In total we have committed over $4 billion to support developing countries in their low-emission, climate-resilient development – with 70 percent of our adaptation funding going directly to Small Island Developing States, Least Developed Countries and Africa.
We are also speeding up implementation. Although we are a young fund, 31 of our projects worth $1.4 billion are already being implemented.
In Egypt, for example, our investments are facilitating private sector investment in renewable energy, supporting the development of the world’s largest solar park in Benban. In Malawi, early warning systems are protecting the livelihoods – and the lives – of farmers and fishers who are vulnerable to extreme weather events. And we have many other projects that are driving climate action around the world: from Vanuatu to Morocco, from Mongolia to Peru.
Fighting climate change is the biggest challenge the world faces - and it’s hard work. The difficulties that GCF sometimes encounters are a microcosm of this, as the world strives to make the transformations we need to survive.
GCF has a unique model of governance, with balanced representation between developed and developing countries on our 24-person board. This is an inclusive approach to be proud of, but it can be challenging, particularly since all board decisions are taken by consensus. Our commitment to transparency means that we live out our growing pains in public, livestreaming all our board meetings, and publishing funding proposals and even early concept notes on our website.
Difficult decisions will continue to be needed as we move towards the end of our first funding period.
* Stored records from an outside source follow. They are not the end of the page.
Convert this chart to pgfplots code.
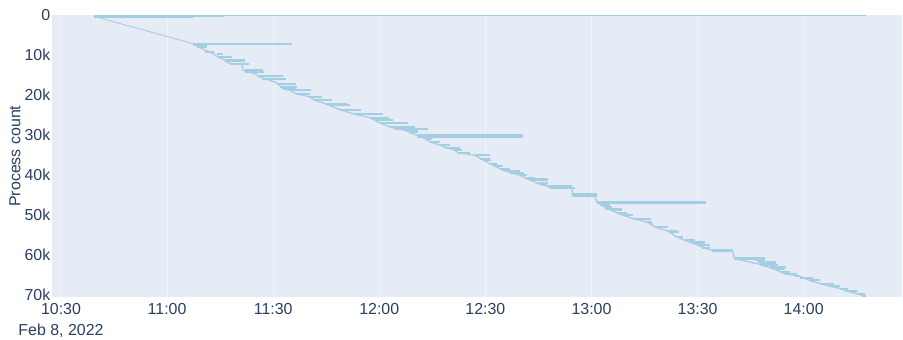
\documentclass[border=0pt]{standalone}
\usepackage{fontspec}
\setmainfont{Liberation Sans}
\usepackage{pgfplots}
\usepackage{pgfplotstable}
\pgfplotsset{compat=1.18}
\definecolor{bg}{HTML}{E5ECF6}
\definecolor{txt}{HTML}{2A3F5F}
\definecolor{barc}{HTML}{A6CEE3}
\definecolor{gridc}{HTML}{F0F4FA}

% bars: start (min after 10:30), end (min after 10:30), process index
\pgfplotstableread{
s e p
9.33 46.07 150
9.33 46.07 300
9.33 37.31 450
37.31 65.29 7150
37.31 41.27 7518
38.44 41.27 8019
40.70 43.24 9197
44.09 45.79 9773
44.38 48.33 10450
46.35 52.01 11150
46.35 52.01 11400
47.77 53.14 12104
52.01 57.09 13783
52.01 57.38 14209
55.68 62.75 15287
56.81 63.60 15863
61.05 66.42 17116
61.90 66.70 17968
62.75 66.42 18369
64.73 70.66 18795
66.42 70.38 19622
70.38 73.77 20474
71.79 76.60 21301
74.62 80.84 22128
76.03 81.68 22554
78.86 84.79 23632
83.10 91.01 24809
87.34 92.71 25636
88.75 93.84 26313
90.16 98.08 26990
92.99 100.06 27992
94.40 103.73 28393
97.23 100.90 28819
98.64 100.90 29245
100.62 130.58 30072
100.62 130.58 30498
102.88 104.86 30899
104.30 107.12 31751
107.12 109.95 32578
108.54 112.78 33155
111.36 113.34 33831
112.21 115.60 34408
117.02 121.26 35084
118.43 121.26 35911
119.56 121.54 36337
121.26 123.23 37164
122.67 124.93 37766
124.08 126.91 38417
125.49 129.73 39019
126.91 130.87 39420
129.73 131.71 40096
131.15 133.97 40673
131.71 137.65 41098
132.56 137.65 41349
134.82 137.65 41926
135.39 137.65 42351
137.65 144.43 42700
137.65 144.43 42950
138.21 145.28 43178
144.43 151.50 44682
144.71 151.50 45283
151.50 182.31 46787
151.50 182.31 47150
152.35 155.17 47439
153.76 155.74 48040
153.76 158.56 48441
155.17 158.56 48867
157.15 159.98 49544
158.85 161.67 50120
161.67 166.76 50947
165.63 167.04 51799
166.48 167.33 52200
167.89 171.57 53052
171.57 174.11 54054
172.13 174.67 54305
174.11 175.81 55558
176.37 179.20 56385
177.78 182.02 56811
179.20 182.02 57062
180.05 183.44 57638
181.18 183.44 58214
184.00 189.94 58800
184.00 189.94 59050
190.50 198.98 60900
190.50 198.98 61150
196.16 198.98 61397
197.00 202.09 61823
197.57 202.09 62224
197.57 202.66 62650
200.40 204.92 63076
201.81 204.64 63652
203.22 206.05 64329
204.64 208.03 64730
207.46 208.88 65407
208.88 212.55 65732
211.70 214.53 66409
214.53 218.48 67236
217.35 220.18 67913
220.18 222.44 68489
221.59 225.27 69090
224.99 227.25 69742
226.40 227.53 70300
}\bars

% thin bar of the parent process
\pgfplotstableread{
x y
9.33 0
227.53 0
}\parent

% first, evenly spread processes
\pgfplotstableread{
x y
9.33 250
37.31 7092
}\diagonal

% staircase of the many short processes
\pgfplotstableread{
x y
37.31 7092
38.44 7700
40.70 8700
43.24 9700
44.38 10450
46.35 11277
47.77 12104
51.16 12300
51.44 13783
55.40 14800
55.68 15287
61.05 16900
62.75 18369
64.73 18795
66.42 19622
70.38 20474
71.79 21301
74.62 22128
78.86 23632
83.10 24809
87.34 25636
90.16 26990
92.99 27992
97.23 28819
100.62 30072
102.88 30899
104.30 31751
107.12 32578
111.36 33831
112.21 34408
117.02 35084
119.56 36337
121.26 37164
122.67 37766
124.08 38417
125.49 39019
129.73 40096
131.15 40673
135.39 42351
137.65 42853
144.43 43354
144.71 45283
150.93 45359
151.50 46787
153.76 48040
157.15 49544
161.67 50947
165.63 51799
167.89 53052
171.57 54054
174.11 55558
176.37 56385
180.05 57638
184.00 58891
189.94 59142
190.50 60971
197.57 62399
201.81 63652
204.64 64730
208.88 65407
212.27 66660
214.53 67161
217.35 67913
220.18 68414
222.44 69166
224.99 69742
226.40 70168
}\backbone

\begin{document}
\begin{tikzpicture}
\useasboundingbox (-52bp,-43bp) rectangle (851bp,297bp);
\begin{axis}[
  scale only axis, width=850bp, height=281.7bp,
  xmin=-2.54, xmax=237.8, ymin=0, ymax=70600, y dir=reverse,
  axis background/.style={fill=bg},
  axis line style={draw=none},
  tick style={draw=none},
  xtick={0,30,60,90,120,150,180,210},
  xticklabels={{10:30\\Feb 8, 2022},11:00,11:30,12:00,12:30,13:00,13:30,14:00},
  ytick={0,10000,20000,30000,40000,50000,60000,70000},
  yticklabels={0,10k,20k,30k,40k,50k,60k,70k},
  xmajorgrids, ymajorgrids=false,
  major grid style={draw=gridc, line width=1bp},
  every tick label/.append style={font=\fontsize{16}{21}\selectfont, text=txt},
  xticklabel style={align=center, inner sep=0pt, yshift=-6.5bp},
  yticklabel style={inner sep=1.5bp},
  scaled y ticks=false,
  ylabel={Process count},
  every axis y label/.style={at={([xshift=-37bp]rel axis cs:0,0.5)}, rotate=90, anchor=center, font=\fontsize{16}{19}\selectfont, text=txt},
  clip=true,
]
\addplot[draw=barc, line width=0.7bp, no markers] table[x=x, y=y] {\parent};
\addplot[draw=barc, line width=0.9bp, no markers] table[x=x, y=y] {\diagonal};
\addplot[draw=barc, line width=1.3bp, line join=round, no markers] table[x=x, y=y] {\backbone};
\addplot[draw=none, no markers,
  error bars/.cd, x dir=plus, x explicit, error mark=none,
  error bar style={draw=barc, line width=1.9bp}]
  table[x=s, y=p, x error expr=\thisrow{e}-\thisrow{s}] {\bars};
\end{axis}
\end{tikzpicture}
\end{document}
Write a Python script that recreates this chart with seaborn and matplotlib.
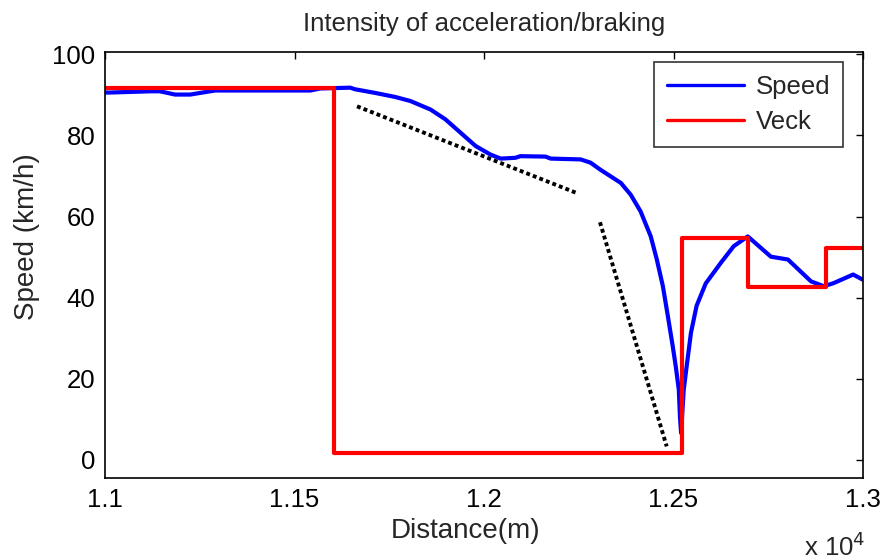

We will allocate the remainder of our first tranche of investment funding, and prepare to move towards replenishing the fund.
Our next board meeting will be in Bahrain from October 17-20. Based on guidance from the board, we will manage the fund’s project pipeline to ensure maximum climate impact while at the same time balancing commitments and diversity across our results areas and between the implementing partners we fund.
We have a huge pipeline of climate projects that is aligned with developing country priorities, and we will be proposing new funding proposals for the board to consider in October, alongside proposals that were originally tabled for our last board meeting.
We are in a strong position to deliver. We have a committed and professional secretariat at our HQ in Songdo, Republic of Korea, working with an effective network of partners at international, regional, and national levels.
We are strengthening our support for developing countries to plan their climate actions, and simplifying the procedures to access GCF resources. By working together, GCF and its partners are stepping up to the challenge of turning the climate finance promises made at the Paris climate summit into action.
Javier Manzanares is Deputy Executive Director of the Green Climate Fund.